Rows from a dataset of charts and code:
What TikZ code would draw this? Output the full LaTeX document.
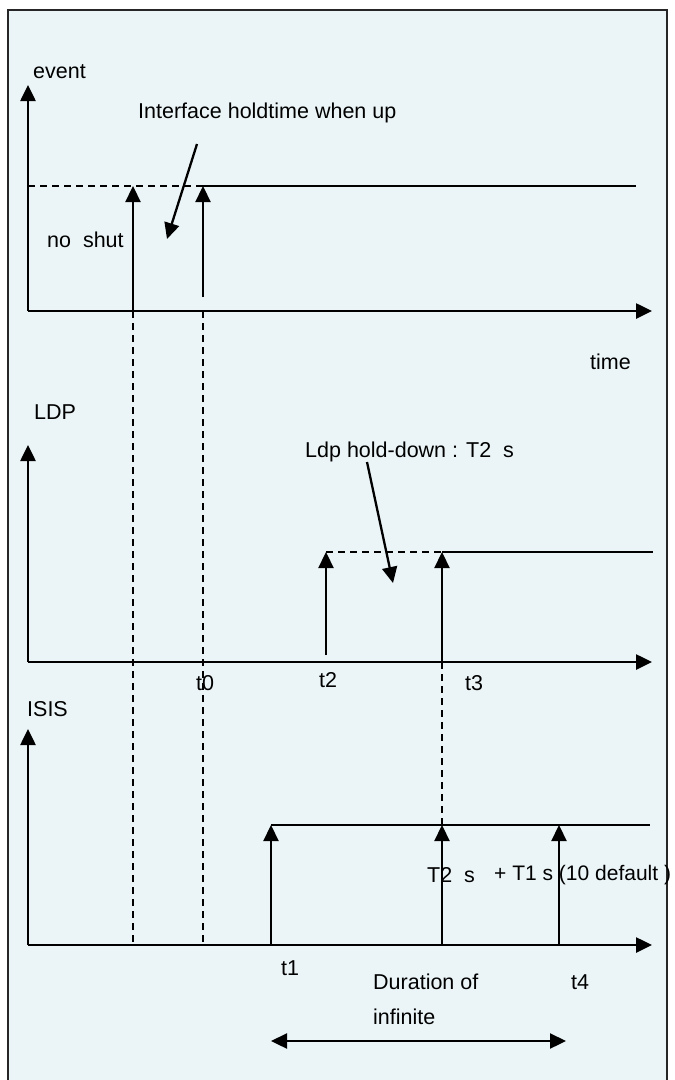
\documentclass[tikz,border=0pt]{standalone}
\usepackage{fontspec}
\setmainfont{Liberation Sans}
\usetikzlibrary{arrows.meta,positioning,calc}
\definecolor{panelbg}{RGB}{235,245,247}

\begin{document}
\begin{tikzpicture}[x=1pt,y=-1pt,
  lbl/.style={font=\fontsize{21.5}{25}\selectfont,inner sep=0pt},
  axis/.style={line width=2.6pt,-{Triangle[length=16pt,width=15pt]}},
  pulse/.style={line width=2.3pt,-{Triangle[length=16pt,width=15pt]}},
  level/.style={line width=1.7pt},
  guide/.style={line width=1.4pt,dash pattern=on 7pt off 5pt}]
\useasboundingbox (0,0) rectangle (675,1080);
\filldraw[fill=panelbg,draw=black!85,line width=2.2pt] (8,10) rectangle (667,1084);
% the three time axes
\foreach \n/\top/\base in {ev/85/311,ldp/445/662,isis/729/945}{
  \coordinate (\n-o) at (28,\base);
  \coordinate (\n-y) at (28,\top);
  \coordinate (\n-x) at (652,\base);
  \draw[axis] (\n-o) -- (\n-y);
  \draw[axis] (\n-o) -- (\n-x);}
\node[lbl,anchor=west] (ev-lbl) at (33,72) {event};
\node[lbl,anchor=west] (ldp-lbl) at (34,412) {LDP};
\node[lbl,anchor=west] (isis-lbl) at (27,709) {ISIS};
\node[lbl,anchor=west] (time-lbl) at (590,362) {time};

% event
\coordinate (ns-b) at (133,311);
\coordinate (ns-t) at (133,186);
\coordinate (ns-g) at (133,945);
\coordinate (up-o) at (203,311);
\coordinate (up-b) at (203,297);
\coordinate (up-t) at (203,186);
\coordinate (up-g) at (203,945);
\coordinate (ev-l) at (28,186);
\coordinate (ev-r) at (636,186);
\draw[guide] (ev-l) -- (up-t);
\draw[level] (up-t) -- (ev-r);
\draw[pulse] (ns-b) -- (ns-t);
\draw[pulse] (up-b) -- (up-t);
\draw[guide] (ns-b) -- (ns-g);
\draw[guide] (up-o) -- (up-g);
\node[lbl,anchor=west] (noshut) at (47,240) {no\ \ shut};
\node[lbl,anchor=west] (hold) at (138,113) {Interface holdtime when up};
\coordinate (hold-a) at (197,144);
\coordinate (hold-b) at (167,239);
\draw[pulse] (hold-a) -- (hold-b);

% LDP
\coordinate (t2-b) at (326,655);
\coordinate (t2-t) at (326,552);
\coordinate (t3-b) at (442,662);
\coordinate (t3-t) at (442,552);
\coordinate (t3-g) at (442,825);
\coordinate (ldp-r) at (653,552);
\draw[guide] (t2-t) -- (t3-t);
\draw[level] (t3-t) -- (ldp-r);
\draw[pulse] (t2-b) -- (t2-t);
\draw[pulse] (t3-b) -- (t3-t);
\draw[guide] (t3-b) -- (t3-g);
\node[lbl,anchor=west] (down) at (305,452) {Ldp hold-down : T2\ \ s};
\coordinate (down-a) at (367,462);
\coordinate (down-b) at (393,583);
\draw[pulse] (down-a) -- (down-b);
\node[lbl] (t0) at (205,683) {t0};
\node[lbl] (t2) at (328,680) {t2};
\node[lbl] (t3) at (474,683) {t3};

% ISIS
\node[lbl,anchor=west] (t2s) at (427,875) {T2\ \ s};
\node[lbl,anchor=west,font=\fontsize{21}{25}\selectfont] (t1s) at (494,875) {+ T1 s (10 default )};
\coordinate (t1-b) at (271,945);
\coordinate (t1-t) at (271,825);
\coordinate (i3-b) at (442,945);
\coordinate (t4-b) at (559,945);
\coordinate (t4-t) at (559,825);
\coordinate (isis-r) at (650,825);
\draw[level] (t1-t) -- (isis-r);
\draw[pulse] (t1-b) -- (t1-t);
\draw[pulse] (i3-b) -- (t3-g);
\draw[pulse] (t4-b) -- (t4-t);
\node[lbl] (t1) at (290,968) {t1};
\node[lbl] (t4) at (580,982) {t4};
\node[lbl,anchor=west] (dur) at (373,982) {Duration of};
\node[lbl,anchor=west] (inf) at (373,1017) {infinite};
\coordinate (dur-l) at (271,1041);
\coordinate (dur-r) at (566,1041);
\draw[line width=2.3pt,{Triangle[length=16pt,width=15pt]}-{Triangle[length=16pt,width=15pt]}] (dur-l) -- (dur-r);
\end{tikzpicture}
\end{document}
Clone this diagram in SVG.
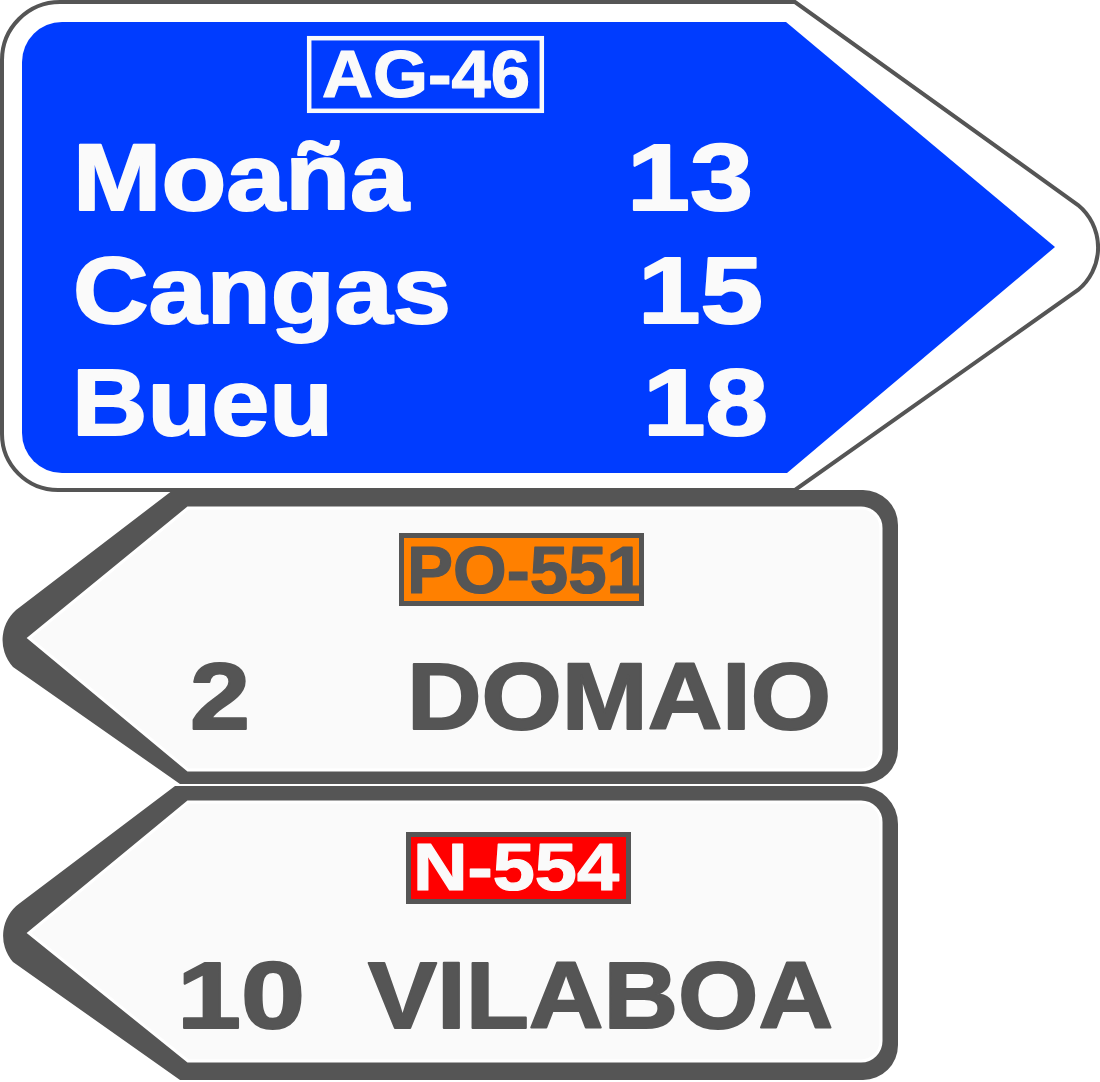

## Description of the task
Report all lines of the data that include the word "this".

## Problem solution
What TikZ code would draw this? Output the full LaTeX document.
Clone this diagram in SVG.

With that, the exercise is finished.